CBD RECOMMENDATION: Strike sect 4110.3-1, which codifies conditions for increasing use.

13. BLM PROPOSAL: Considering whether to amend the provision stating when BLM will implement action that changes grazing management after determining that the allotments used by a permittee or lessee are not meeting or significantly progressing toward meeting land health standards.

CBD RECOMMENDATION: Strike any provision to allow ephemeral grazing in sect 4110.2-2, 4160.3, 4180.2 and replace with specific prohibition on ephemeral grazing.
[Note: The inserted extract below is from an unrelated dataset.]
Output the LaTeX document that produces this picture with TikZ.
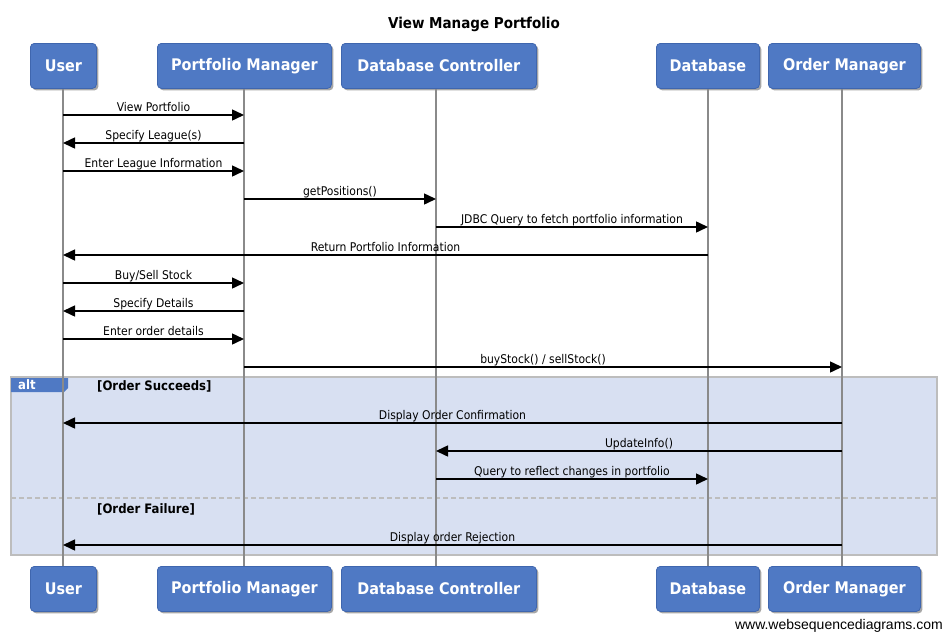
\documentclass[tikz,border=0pt]{standalone}
\usepackage{fontspec}
\setmainfont{DejaVu Sans}
\newfontfamily\lblfont{DejaVu Sans Condensed}
\newfontfamily\webfont{Liberation Sans}
\usetikzlibrary{arrows.meta,shadows}
\definecolor{boxblue}{HTML}{4F79C4}
\definecolor{boxedge}{HTML}{3F66AE}
\definecolor{altfill}{HTML}{D8E0F2}
\definecolor{altedge}{HTML}{BDBDBD}
\definecolor{lifegray}{HTML}{8A8A8A}
\tikzset{
  actor/.style={draw=boxedge, fill=boxblue, rounded corners=4pt, line width=0.8pt,
    text=white, font=\fontsize{16}{18}\selectfont\bfseries\lblfont,
    drop shadow={shadow xshift=2pt, shadow yshift=-2pt, fill=black, opacity=0.35},
    minimum height=45pt, inner sep=0pt, anchor=north west},
  life/.style={draw=lifegray, line width=1.4pt},
  msg/.style={draw=black, line width=1.5pt, -{Triangle[length=12pt,width=11pt]}},
  mlabel/.style={font=\fontsize{12}{14}\selectfont\lblfont, anchor=base, inner sep=0pt, yshift=4pt},
  guard/.style={font=\fontsize{13}{15}\selectfont\bfseries\lblfont, anchor=base west, inner sep=0pt},
}
\begin{document}
\begin{tikzpicture}[x=1pt,y=-1pt]
\useasboundingbox (0,0) rectangle (946,632);
\fill[white] (0,0) rectangle (946,632);
% title
\node[font=\fontsize{15}{17}\selectfont\bfseries\lblfont, anchor=base] (title) at (474,28) {View Manage Portfolio};
% alt frame
\draw[fill=altfill, draw=altedge, line width=1.5pt] (11,377) rectangle (937,555);
\fill[boxblue] (11,378) -- (68,378) -- (68,388) -- (64,392) -- (11,392) -- cycle;
\node[font=\fontsize{13}{15}\selectfont\bfseries\lblfont, text=white, anchor=base west, inner sep=0pt] (altlbl) at (18,389) {alt};
\draw[altedge, line width=1.2pt, dash pattern=on 5pt off 3pt] (11,498) -- (937,498);
\node[guard] (g1) at (97,390) {[Order Succeeds]};
\node[guard] (g2) at (97,513) {[Order Failure]};
% top actors
\node[actor, minimum width=66pt] (uT) at (30,43) {User};
\node[actor, minimum width=174pt] (pT) at (157,43) {Portfolio Manager};
\node[actor, minimum width=195pt] (cT) at (341,43) {Database Controller};
\node[actor, minimum width=103pt] (dT) at (656,43) {Database};
\node[actor, minimum width=152pt] (oT) at (768,43) {Order Manager};
% bottom actors
\node[actor, minimum width=66pt] (uB) at (30,566) {User};
\node[actor, minimum width=174pt] (pB) at (157,566) {Portfolio Manager};
\node[actor, minimum width=195pt] (cB) at (341,566) {Database Controller};
\node[actor, minimum width=103pt] (dB) at (656,566) {Database};
\node[actor, minimum width=152pt] (oB) at (768,566) {Order Manager};
% lifelines
\def\xu{63}\def\xp{244}\def\xc{436}\def\xd{708}\def\xo{842}
\draw[life] (\xu,89) -- (\xu,566);
\draw[life] (\xp,89) -- (\xp,566);
\draw[life] (\xc,89) -- (\xc,566);
\draw[life] (\xd,89) -- (\xd,566);
\draw[life] (\xo,89) -- (\xo,566);
% message coordinates
\foreach \n/\a/\b/\y in {m1/\xu/\xp/115, m2/\xp/\xu/143, m3/\xu/\xp/171, m4/\xp/\xc/199,
  m5/\xc/\xd/227, m6/\xd/\xu/255, m7/\xu/\xp/283, m8/\xp/\xu/311, m9/\xu/\xp/339,
  m10/\xp/\xo/367, m11/\xo/\xu/423, m12/\xo/\xc/451, m13/\xc/\xd/479, m14/\xo/\xu/545}
  {\coordinate (\n s) at (\a,\y); \coordinate (\n e) at (\b,\y);}
\draw[msg] (m1s) -- node[mlabel] {View Portfolio} (m1e);
\draw[msg] (m2s) -- node[mlabel] {Specify League(s)} (m2e);
\draw[msg] (m3s) -- node[mlabel] {Enter League Information} (m3e);
\draw[msg] (m4s) -- node[mlabel] {getPositions()} (m4e);
\draw[msg] (m5s) -- node[mlabel] {JDBC Query to fetch portfolio information} (m5e);
\draw[msg] (m6s) -- node[mlabel] {Return Portfolio Information} (m6e);
\draw[msg] (m7s) -- node[mlabel] {Buy/Sell Stock} (m7e);
\draw[msg] (m8s) -- node[mlabel] {Specify Details} (m8e);
\draw[msg] (m9s) -- node[mlabel] {Enter order details} (m9e);
\draw[msg] (m10s) -- node[mlabel] {buyStock() / sellStock()} (m10e);
\draw[msg] (m11s) -- node[mlabel] {Display Order Confirmation} (m11e);
\draw[msg] (m12s) -- node[mlabel] {UpdateInfo()} (m12e);
\draw[msg] (m13s) -- node[mlabel] {Query to reflect changes in portfolio} (m13e);
\draw[msg] (m14s) -- node[mlabel] {Display order Rejection} (m14e);
% footer
\node[font=\fontsize{14}{16}\selectfont\webfont, anchor=base east, inner sep=0pt] (web) at (943,629) {www.websequencediagrams.com};
\end{tikzpicture}
\end{document}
If monitoring needed to avoid resource damage cannot be done for lack of funds or staff, allotments should be placed in 100% non-use until such time as monitoring objectives can be met.

14. BLM PROPOSAL: Establishing and administering a new concept called Reserve Common Allotments

CBD RECOMMENDATION: No addition to regulations for this purpose.

15. BLM PROPOSAL: Adding a fee schedule for preference transfers, crossing permits, applications for nonuse, and replacement/supplemental billing under existing service charge authority. We do not intend to address grazing fees in this rulemaking. CBD RECOMMENDATION: Correct the flaw in the grazing fee formula that causes the fee to fail to track changes in market rates, or open permits to competitive bidding as described under item (2) above. No other added fee schedules as proposed would then be necessary, as BLM would be receiving fair market value for grazing privileges, using free market, best business practices.

QUESTIONS: Does not the present grazing fee formula fail to meet FLPMA requirements to obtain fair market value? Did not the secretary already admit that the present grazing fee formula is flawed in the Rangeland Reform 1994 DEIS and supporting record of evidence? If the Secretary's goal is to improve BLM business practices, why is the Secretary not proposing to reform the grazing fee formula already admitted by the Secretary to be flawed in design? If the Secretary's goal is to promote conservation, why is the Secretary not proposing to reform the grazing fee formula to prevent the unsustainable excess demand for public lands forage generated by setting fees artificially below market levels?